Look below and pull out each line with the word "this".

**Stored records**
'''
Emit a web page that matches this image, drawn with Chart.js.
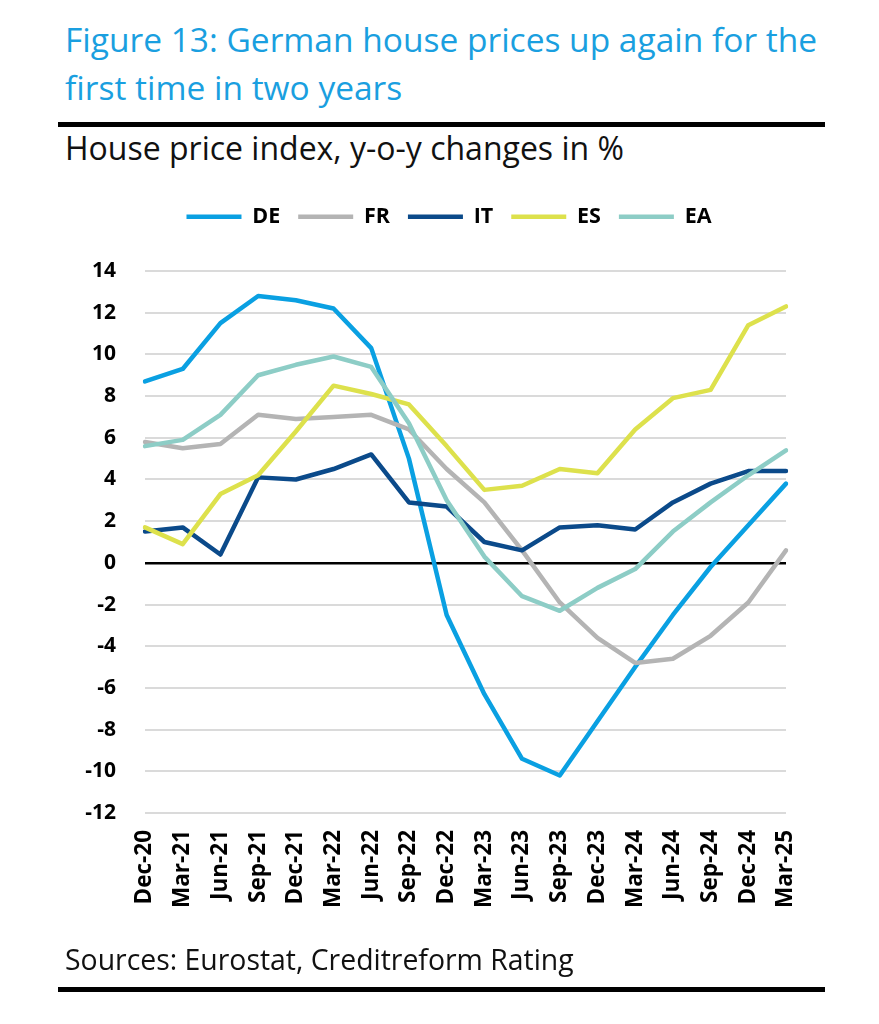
<!DOCTYPE html>
<html>
<head>
<meta charset="utf-8">
<script src="https://cdn.jsdelivr.net/npm/chart.js@4.4.1/dist/chart.umd.min.js"></script>
<style>
  html, body { margin: 0; padding: 0; background: #fff; }
  body { width: 879px; height: 1024px; position: relative; overflow: hidden; font-family: 'Open Sans', sans-serif; }
  .t { position: absolute; white-space: nowrap; }
  #title { left: 65px; top: 15px; font-size: 33.5px; line-height: 48px; color: #1a9fe0; }
  #subtitle { left: 65px; top: 130px; font-size: 32px; line-height: 36px; color: #111; }
  #source { left: 65px; top: 942px; font-size: 28.4px; line-height: 34px; color: #111; }
  .rule { position: absolute; left: 58px; width: 767px; height: 5px; background: #000; }
  #chartWrap { position: absolute; left: 0; top: 0; width: 879px; height: 1024px; }
</style>
</head>
<body>
<div id="title" class="t">Figure 13: German house prices up again for the<br>first time in two years</div>
<div class="rule" style="top:122px"></div>
<div id="subtitle" class="t">House price index, y-o-y changes in %</div>
<div id="chartWrap"><canvas id="c" width="879" height="1024"></canvas></div>
<div id="source" class="t">Sources: Eurostat, Creditreform Rating</div>
<div class="rule" style="top:987px"></div>
<script>
const categories = ['Dec-20','Mar-21','Jun-21','Sep-21','Dec-21','Mar-22','Jun-22','Sep-22','Dec-22','Mar-23','Jun-23','Sep-23','Dec-23','Mar-24','Jun-24','Sep-24','Dec-24','Mar-25'];
const seriesNames = ['DE','FR','IT','ES','EA'];
const DE = [8.7, 9.3, 11.5, 12.8, 12.6, 12.2, 10.3, 5.0, -2.5, -6.3, -9.4, -10.2, -7.6, -5.0, -2.5, -0.2, 1.8, 3.8];
const FR = [5.8, 5.5, 5.7, 7.1, 6.9, 7.0, 7.1, 6.4, 4.5, 2.9, 0.6, -1.9, -3.6, -4.8, -4.6, -3.5, -1.9, 0.6];
const IT = [1.5, 1.7, 0.4, 4.1, 4.0, 4.5, 5.2, 2.9, 2.7, 1.0, 0.6, 1.7, 1.8, 1.6, 2.9, 3.8, 4.4, 4.4];
const ES = [1.7, 0.9, 3.3, 4.2, 6.3, 8.5, 8.1, 7.6, 5.6, 3.5, 3.7, 4.5, 4.3, 6.4, 7.9, 8.3, 11.4, 12.3];
const EA = [5.6, 5.9, 7.1, 9.0, 9.5, 9.9, 9.4, 6.7, 3.0, 0.3, -1.6, -2.3, -1.2, -0.3, 1.5, 2.9, 4.2, 5.4];
const yTicks = [-12, -10, -8, -6, -4, -2, 0, 2, 4, 6, 8, 10, 12, 14];

const colors = ['#0aa0e2', '#b4b4b4', '#0b4a8a', '#dde14c', '#8dcdc6'];
const values = [DE, FR, IT, ES, EA];

const datasets = seriesNames.map((name, i) => ({
  label: name,
  data: values[i],
  borderColor: colors[i],
  backgroundColor: colors[i],
  borderWidth: 4.5,
  borderCapStyle: 'round',
  borderJoinStyle: 'round',
  pointRadius: 0,
  pointHoverRadius: 0,
  tension: 0,
  fill: false,
  order: seriesNames.length - i
}));

const legendTweak = {
  id: 'legendTweak',
  beforeInit(chart) {
    const origFit = chart.legend.fit;
    chart.legend.fit = function () {
      origFit.call(this);
      this.height = 83;
    };
  },
  afterLayout(chart) {
    chart.legend.left += 112;
  }
};

new Chart(document.getElementById('c'), {
  type: 'line',
  data: { labels: categories, datasets },
  plugins: [legendTweak],
  options: {
    responsive: false,
    animation: false,
    devicePixelRatio: 1,
    layout: { padding: { top: 188, left: 0, right: 93, bottom: 0 } },
    plugins: {
      legend: {
        position: 'top',
        align: 'center',
        labels: {
          usePointStyle: true,
          pointStyle: 'line',
          pointStyleWidth: 55,
          boxHeight: 21,
          padding: 18,
          color: '#000',
          font: { family: 'Open Sans', size: 21.5, weight: 'bold' },
          sort: (a, b) => a.datasetIndex - b.datasetIndex
        }
      },
      title: { display: false },
      tooltip: { enabled: false }
    },
    scales: {
      x: {
        offset: false,
        grid: { display: false, drawTicks: false },
        border: { display: false },
        ticks: {
          autoSkip: false,
          maxRotation: 90,
          minRotation: 90,
          padding: 17,
          color: '#000',
          font: { family: 'Open Sans', size: 22.5, weight: 'bold' }
        },
        afterFit(scale) { scale.height = 211; }
      },
      y: {
        min: -12,
        max: 14,
        afterBuildTicks(scale) { scale.ticks = yTicks.map(v => ({ value: v })); },
        grid: {
          drawTicks: false,
          color: ctx => (ctx.tick && ctx.tick.value === 0) ? '#000' : '#dadada',
          lineWidth: ctx => (ctx.tick && ctx.tick.value === 0) ? 2.5 : 2
        },
        border: { display: false },
        ticks: {
          padding: 29,
          color: '#000',
          font: { family: 'Open Sans', size: 21, weight: 'bold' }
        },
        afterFit(scale) { scale.width = 145; }
      }
    }
  }
});
</script>
</body>
</html>
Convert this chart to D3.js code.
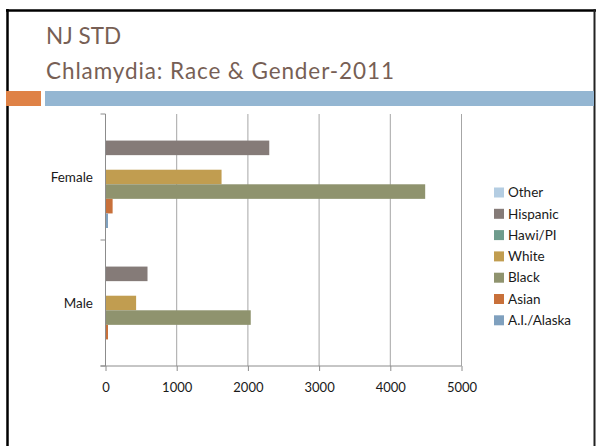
'''
**WRITTEN SOLUTION**
Emit a web page that matches this image, drawn with Chart.js.
      origFit.call(this);
      this.height = 83;
Convert this chart to D3.js code.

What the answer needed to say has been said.